Croissant Skillet Bread Pudding

Erwan Heussaff

With flaky, buttery croissants and some added sweetness, we've created a French spin on a comfort food classic.

Croissant Skillet Bread Pudding

Ingredients

  • 2 croissants

  • 1/2 cup condensed milk

  • 1/3 cup evaporated milk

  • 1/3 cup brandy

  • 1 teaspoon honey

  • 1/2 teaspoon nutmeg

  • 1/2 teaspoon vanilla essence

  • 2 egg yolks

  • 1/3 teaspoon salt

  • 2 tablespoons butter

  • 1 cup of cream

Instructions

  1. Slice up your croissants.

  2. In a pan, heat up and combine the condensed milk, evaporated milk, nutmeg and vanilla, until warm.

  3. Let cool slightly in a bowl.
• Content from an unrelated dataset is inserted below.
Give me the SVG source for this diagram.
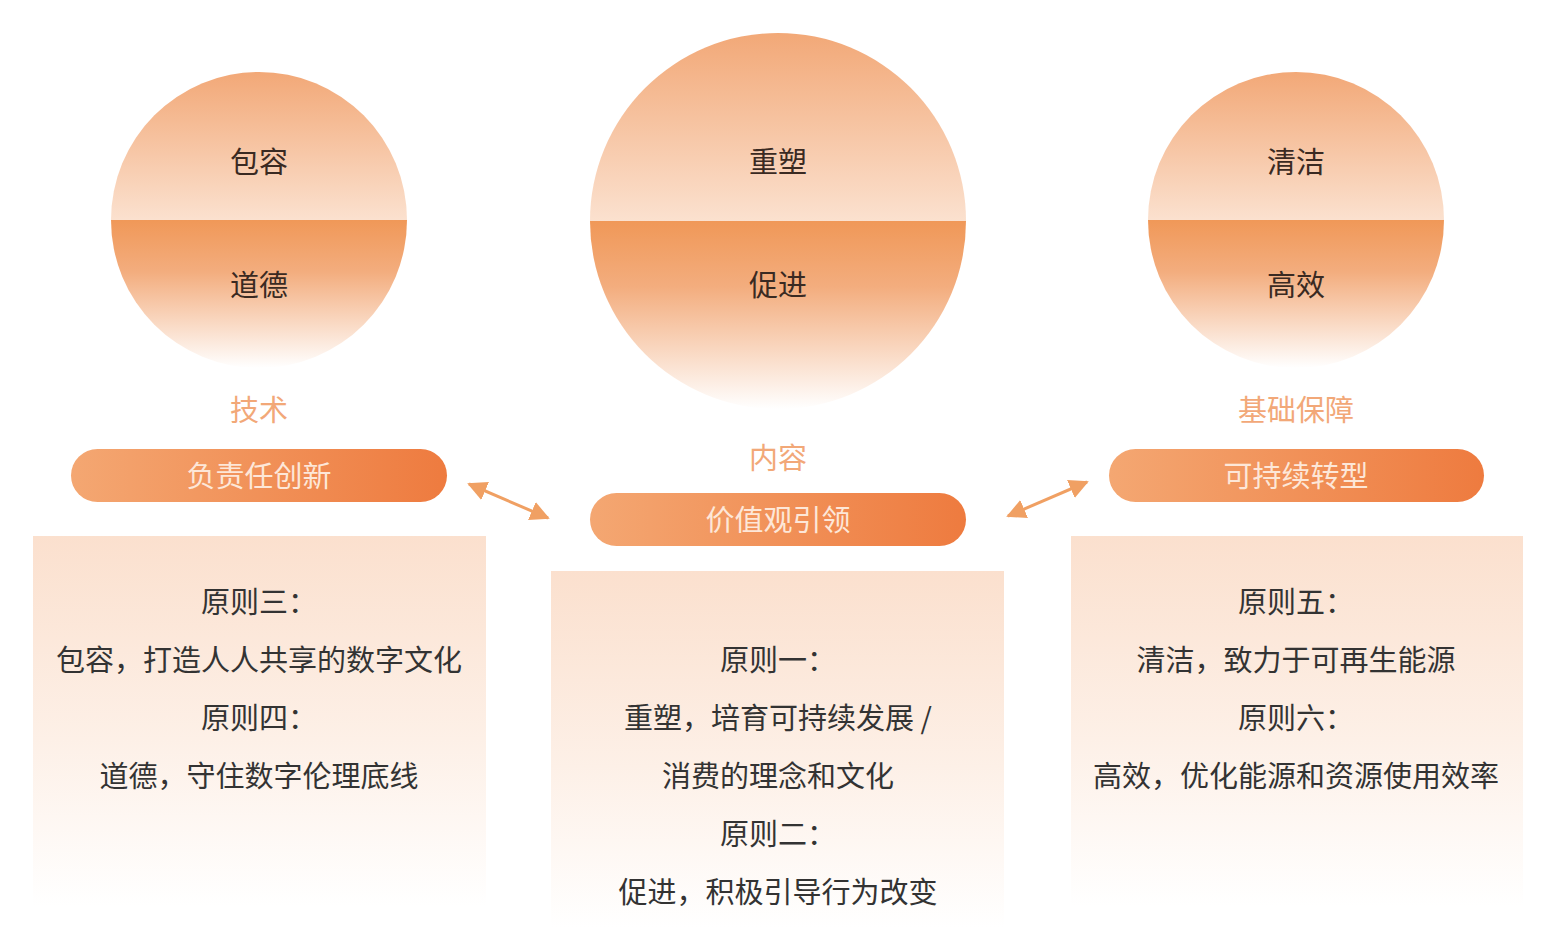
<svg xmlns="http://www.w3.org/2000/svg" width="1555" height="927" viewBox="0 0 1555 927">
  <defs>
    <linearGradient id="topHalf" x1="0" y1="0" x2="0" y2="1">
      <stop offset="0" stop-color="#f2a877"/>
      <stop offset="1" stop-color="#fbe1cf"/>
    </linearGradient>
    <linearGradient id="botHalf" x1="0" y1="0" x2="0" y2="1">
      <stop offset="0" stop-color="#f09858"/>
      <stop offset="0.35" stop-color="#f3ad7e"/>
      <stop offset="1" stop-color="#ffffff"/>
    </linearGradient>
    <linearGradient id="pill" x1="0" y1="0" x2="1" y2="0">
      <stop offset="0" stop-color="#f4a772"/>
      <stop offset="1" stop-color="#ee7b3f"/>
    </linearGradient>
    <linearGradient id="box" x1="0" y1="0" x2="0" y2="1">
      <stop offset="0" stop-color="#fbe0ce"/>
      <stop offset="0.55" stop-color="#fdf0e7"/>
      <stop offset="1" stop-color="#ffffff"/>
    </linearGradient>
    <clipPath id="cL"><circle cx="259" cy="220" r="148"/></clipPath>
    <clipPath id="cC"><circle cx="778" cy="221" r="188"/></clipPath>
    <clipPath id="cR"><circle cx="1296" cy="220" r="148"/></clipPath>
    <marker id="ah" viewBox="0 0 10 10" refX="9" refY="5" markerWidth="6.5" markerHeight="6.5" orient="auto-start-reverse" markerUnits="strokeWidth">
      <path d="M0,0 L10,5 L0,10 Z" fill="#f0a063"/>
    </marker>
  </defs>
  <style>
    text { font-family: "Noto Sans CJK SC", "Noto Sans", sans-serif; text-anchor: middle; dominant-baseline: central; }
    .ct { font-size: 29px; fill: #3a2a22; }
    .lbl { font-size: 29px; fill: #f2a878; }
    .pt { font-size: 29px; fill: #fde7d8; }
    .bt { font-size: 29px; fill: #333333; }
    .conn { stroke: #f0a063; stroke-width: 3; fill: none; }
  </style>
  <rect width="1555" height="927" fill="#ffffff"/>

  <g id="circle-left">
    <g clip-path="url(#cL)">
      <rect x="111" y="72" width="296" height="148" fill="url(#topHalf)"/>
      <rect x="111" y="220" width="296" height="148" fill="url(#botHalf)"/>
    </g>
    <text class="ct" x="259" y="160">包容</text>
    <text class="ct" x="259" y="283">道德</text>
  </g>
  <g id="circle-center">
    <g clip-path="url(#cC)">
      <rect x="590" y="33" width="376" height="188" fill="url(#topHalf)"/>
      <rect x="590" y="221" width="376" height="188" fill="url(#botHalf)"/>
    </g>
    <text class="ct" x="778" y="160">重塑</text>
    <text class="ct" x="778" y="283">促进</text>
  </g>
  <g id="circle-right">
    <g clip-path="url(#cR)">
      <rect x="1148" y="72" width="296" height="148" fill="url(#topHalf)"/>
      <rect x="1148" y="220" width="296" height="148" fill="url(#botHalf)"/>
    </g>
    <text class="ct" x="1296" y="160">清洁</text>
    <text class="ct" x="1296" y="283">高效</text>
  </g>

  <g id="label-left"><text class="lbl" x="259" y="408">技术</text></g>
  <g id="label-center"><text class="lbl" x="778" y="456">内容</text></g>
  <g id="label-right"><text class="lbl" x="1296" y="408">基础保障</text></g>

  <g id="pill-left">
    <rect x="71" y="449" width="376" height="53" rx="26.5" fill="url(#pill)"/>
    <text class="pt" x="259" y="474">负责任创新</text>
  </g>
  <g id="pill-center">
    <rect x="590" y="493" width="376" height="53" rx="26.5" fill="url(#pill)"/>
    <text class="pt" x="778" y="518">价值观引领</text>
  </g>
  <g id="pill-right">
    <rect x="1109" y="449" width="375" height="53" rx="26.5" fill="url(#pill)"/>
    <text class="pt" x="1296" y="474">可持续转型</text>
  </g>

  <g id="connectors">
    <line class="conn" x1="469" y1="484" x2="548" y2="518" marker-start="url(#ah)" marker-end="url(#ah)"/>
    <line class="conn" x1="1008" y1="516" x2="1087" y2="482" marker-start="url(#ah)" marker-end="url(#ah)"/>
  </g>

  <g id="box-left">
    <rect x="33" y="536" width="453" height="370" fill="url(#box)"/>
    <text class="bt" x="259" y="600">原则三：</text>
    <text class="bt" x="259" y="658">包容，打造人人共享的数字文化</text>
    <text class="bt" x="259" y="716">原则四：</text>
    <text class="bt" x="259" y="774">道德，守住数字伦理底线</text>
  </g>
  <g id="box-center">
    <rect x="551" y="571" width="453" height="356" fill="url(#box)"/>
    <text class="bt" x="778" y="658">原则一：</text>
    <text class="bt" x="778" y="716">重塑，培育可持续发展 /</text>
    <text class="bt" x="778" y="774">消费的理念和文化</text>
    <text class="bt" x="778" y="832">原则二：</text>
    <text class="bt" x="778" y="890">促进，积极引导行为改变</text>
  </g>
  <g id="box-right">
    <rect x="1071" y="536" width="452" height="370" fill="url(#box)"/>
    <text class="bt" x="1296" y="600">原则五：</text>
    <text class="bt" x="1296" y="658">清洁，致力于可再生能源</text>
    <text class="bt" x="1296" y="716">原则六：</text>
    <text class="bt" x="1296" y="774">高效，优化能源和资源使用效率</text>
  </g>
</svg>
Beat in the 2 egg yolks, briskly.

  4. Flambé the honey and brandy.

  5. Whisk both mixes together. Toss in the croissant.

  6. Melt your butter in a small skillet. Place in the bread pudding mix. Cook until the eggs are set on a very low heat for about 10 minutes. and until the bottom is crusty.

  7. Whisk up your cream until set.

  8. Serve a spoonful of pudding with a spoonful of cream.